Don’t let fear stop you from living.
Zombies will take care of that.
Worst part of a robot uprising would be trying to explain what ai technology is to our grandparents. My grandpa can’t grasp the concept of wifi, there’s no way he’s surviving Siri with a gun.
Highway to Hell is my favorite wedding song.
My doctor thinks I’m hot. He said “fever” but I’ll take it.
airports should have little side-quests available for ppl stuck in a layover
Teacher: Name the continents
Me: Uh, North America, South America, Africa, uh…Antarctica…
T: Go on
Me: Uhm, Regular Arctica?
T: *sigh*
Me: South Arctica?
squirrel mom: Remember what I told you
squirrel son: “Always look both ways before I finish crossing the street”
I asked my 13-year-old what time I need to pick her up tonight. She told me to check the practice schedule she already gave me. That’s the kid version of “as per my last email.”
If I could have dinner with anyone, alive or dead, no question, I would want to have pizza.
me: I want to be handsome like my dad
friend: is your dad handsome?
me: no but he wants to be too
Have you ever created an amazing #Excel spreadsheet, but then been disappointed because none of your friends or family cares? #AskingForAFriend
Doctor: Would you like a local anesthetic?
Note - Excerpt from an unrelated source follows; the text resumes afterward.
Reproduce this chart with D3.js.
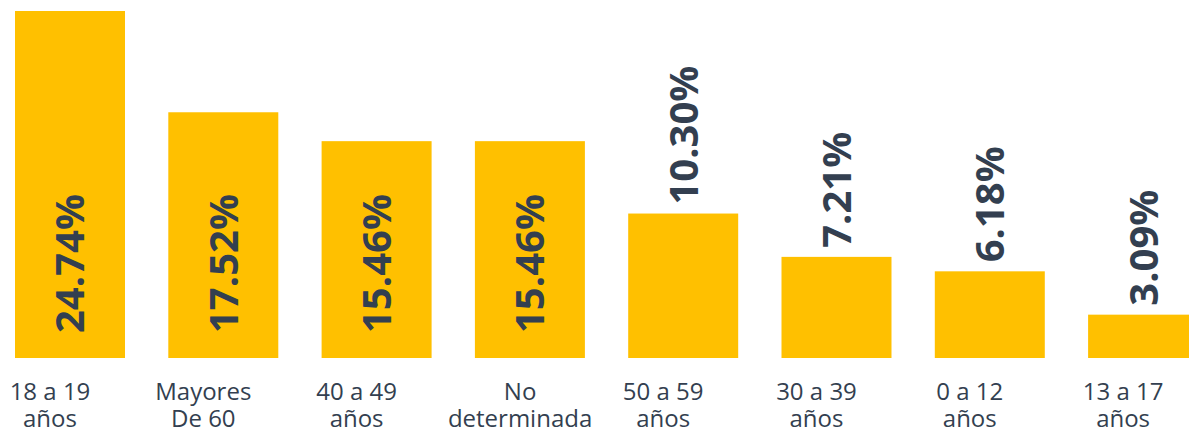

Me: No, I’d prefer one from out of town.
If I had a time machine I would go back to the Star Wars era and kill baby Darth Vader
[ undercover stake out ]
me, adjusting fake mustache: all clear, how bout you
donut wrapped in lettuce: *vegetable noises*
“Contactless is safer”, I tell my husband
[football game]
*ref throws flag*
Ref: *zebra noises*
Players: What?
Coaches: What?
Fans: What?
Zebra at home: *nodding* Good call good call
You smell amazing. Like a hotdog.
– Me, flirting.
Pro tip:
Ensure that you never have to spend the holidays at your mother-in-law’s again by telling her that her cooking tastes “institutional.”
Opening a Christian gym called ‘Jehovah’s Fitness’
Twister but it’s just me trying to get out of bed after our son, daughter, dog, cat, 2 blankets, 5 stuffed animals and a light saber found their way into it
Asked an old couple at work what is the secret to a long marriage
He said “Good reflexes”
She said “Poor aim”
*Do not consume if seal is broken*
I’ve just gone through this whole box of animal crackers and haven’t found one seal.